Once a latter-day beatnik film star, John Lurie has really been, he insists, a musician all along. Though this was the Lounge Lizards' first-ever British tour - and frankly, by the audience's bemused reaction, you can see why they've left it this late - the band are coming up to their 20th anniversary. But quiet, John wants to talk. "Can we please have the lights turned down a bit?" he says. "We're not healthy enough for that kind of lighting." The rather shocking red wash is lowered to a flickering filament, 40-watt glow. "Yeah, that's better," Lurie says. "You're only saying that because you're the only one who's lit," says Lurie's brother Evan, who plays piano in the band. As if it wasn't difficult enough anyway, Lurie now has to contend with sibling rivalry too.

When they play, the Lounge Lizards are stunningly effective, with a kind of Lower East Side take on Moroccan trance music, with Lurie squawking out circular breathing loops of unearthly alto sax against a hypnotic fixed-tempo pulse from the rhythm section. When the band all play together it's awesome, but the front line keep going off-stage at every chance they get. Maybe it's for a fag-break. If that isn't just another socio- linguistic problem.

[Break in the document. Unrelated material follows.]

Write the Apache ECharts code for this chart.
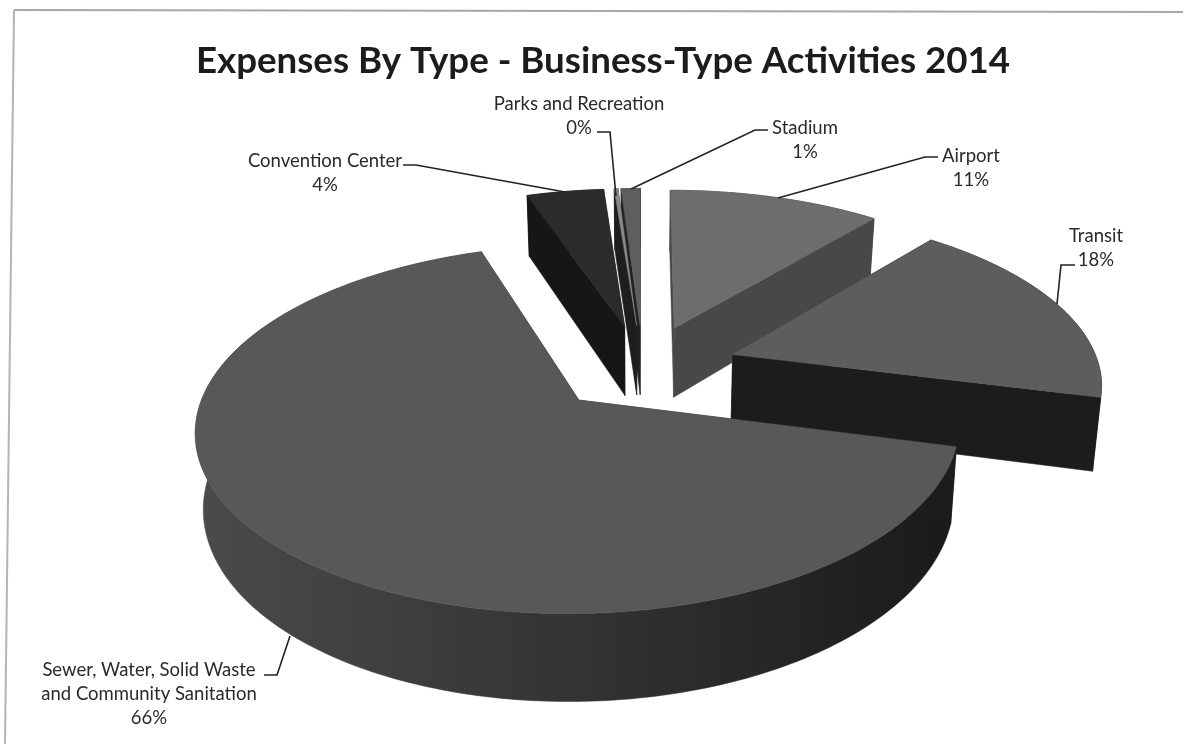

Left on stage alone, Evan Lurie takes a solo that sounds exactly like the sort a film director might call for if he wanted to suggest that the protagonist had gone insane - lots of loopy plinkety-plonk, arpeggios and a more than normal use of the knuckles. You look around the stalls trying to spot the sponsors or Festival friends who've got free tickets and who therefore think they have to stay for the duration. "Go!" you want to say. "Go now, while you can still walk!"

Though the up-tempo trance numbers are excellent - the rhythm section taking on a repetitive groove that sounds like Nigerian juju music - the slower plinkety-plonk stuff is hard to bear, and the cellist (yep, there's a cellist) always wants to be louder, just like everyone else. But after suffering from low sugar levels in the middle of the long two-hour set, the band crank it up again for the final stages, which are very heavy on the trance, and they're great,

The problem with the Jazz Passengers featuring Debbie Harry is that for a long time there's no Debbie Harry. "Come on then!" you can feel the Salisbury crowd thinking: "Where is she?" As many of the audience are probably still traumatised from last night's Lounge Lizards gig, you have to have some sympathy. One number by the band seems fair enough, and two might just be acceptable. But when they start the third, you're ready to complain, as in "Get that ex-Blondie singer on stage immediately or I'm asking for my money back." A ruffle of velvet curtain from the wings and she's there at last, looking satisfyingly blonde-ish and singing a louche cabaret-style number with effervescent charm.

Wearing an odd pleated skirt that makes her look like a sweater girl from a Fifties movie, Harry makes a passable chanteuse, but the formula - a neat Po-Mo deconstruction of jazz-lounge music - becomes wearying after a while, especially after the Lounge Lizards, and you find yourself nostalgically musing on the old-fashioned virtues of a few decent tunes played with conviction.